Drug overdoses are now the leading cause of injury death in the U.S., outnumbering car crashes and gun-related deaths and prompting policymakers at every level of government to reassess its efforts to stamp out addiction.

The council said it was important to understand the full cost of the epidemic to assess “the benefits of fiscal and regulatory policies that limit opioid abuse in the United States.”

Last month, Mr. Trump declared a national emergency around the crisis to throw the “full war chest” of the government into the fight, cutting red tape to increase the number of treatment beds while cracking down on Chinese fentanyl traffickers and exploring non-opioid ways to treat veterans with chronic pain.

Mr. Trump said the epidemic is “ravaging so many families and communities” and would be a topic of discussion at his Cabinet meeting Monday, as his administration plots its next steps in the fight.

Critics say if the president were serious about the fight, he’d be lobbying for a major commitment of taxpayer funding.

The administration said it will ask Congress for more money — an end-of-year spending deal is looming — though Democrats fear he will underestimate how much is needed.

Senate Democrats have called for a $45-billion commitment, saying it is the same amount that GOP leaders included in their Obamacare replacement plan, which failed earlier this year.

The White House on Monday didn’t say how much money it might request.
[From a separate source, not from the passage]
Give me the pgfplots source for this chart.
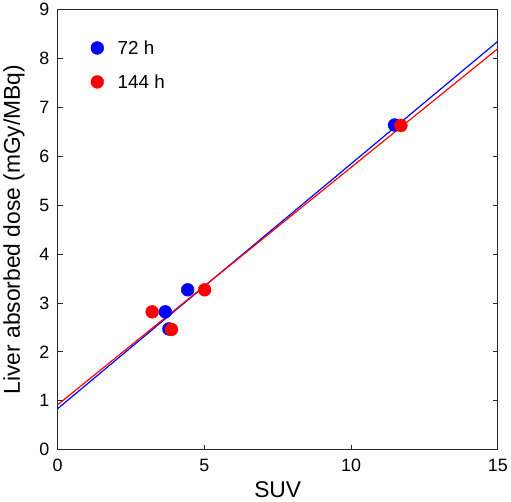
\documentclass[border=0pt]{standalone}
\usepackage{fontspec}
\setmainfont{Liberation Sans}
\usepackage{pgfplots}
\pgfplotsset{compat=1.18}
\definecolor{myblue}{RGB}{0,0,255}
\definecolor{myred}{RGB}{255,0,0}
\begin{document}
\begin{tikzpicture}
\begin{axis}[
  scale only axis,
  width=444pt, height=444pt,
  xmin=0, xmax=15, ymin=0, ymax=9,
  xtick={0,5,10,15}, ytick={0,1,...,9},
  tick align=inside,
  xtick pos=bottom, ytick pos=both,
  major tick length=5pt,
  axis line style={line width=1.3pt, black!85},
  tick style={line width=1pt, black!85},
  /pgf/number format/assume math mode=true,
  tick label style={font=\fontsize{18}{20}\selectfont},
  xticklabel style={yshift=-6pt},
  yticklabel style={xshift=-5pt},
  label style={font=\fontsize{23}{26}\selectfont},
  xlabel={SUV}, ylabel={Liver absorbed dose (mGy/MBq)},
  xlabel style={yshift=-3pt},
  ylabel style={yshift=8pt},
  legend style={draw=none, fill=none, at={(0.075,0.935)}, anchor=north west,
    font=\fontsize{19}{22}\selectfont, row sep=15pt, column sep=12pt, inner sep=0pt},
  legend cell align=left,
]
\addplot[myblue, line width=1.2pt, forget plot] coordinates {(0,0.84) (15,8.35)};
\addplot[myred, line width=1.2pt, forget plot] coordinates {(0,0.92) (15,8.20)};
\addplot[only marks, mark=*, mark size=6.5pt, myblue, mark options={fill=myblue, draw=myblue}] coordinates {
 (4.43,3.27) (3.67,2.82) (3.79,2.47) (11.48,6.64)};
\addlegendentry{72 h}
\addplot[only marks, mark=*, mark size=6.5pt, myred, mark options={fill=myred, draw=myred}] coordinates {
 (3.22,2.82) (5.01,3.27) (3.88,2.46) (11.70,6.63)};
\addlegendentry{144 h}
\end{axis}
\end{tikzpicture}
\end{document}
Instead, it highlighted its disbursement of $1 billion in grant money that Congress authorized late last year, while President Obama was still in office.

Sen. Maggie Hassan, New Hampshire Democrat, said the White House report “underscores the urgent need for increased federal funding to strengthen prevention, treatment, recovery, and law enforcement efforts to combat this horrific crisis.”

“We know what we need to do in order to help save lives and stem the tide of this deadly epidemic,” she said. “Now, we need President Trump and his administration to support our call for at least an additional $45 billion to combat this crisis and help us get more funding to the hardest-hit states across the country like New Hampshire.”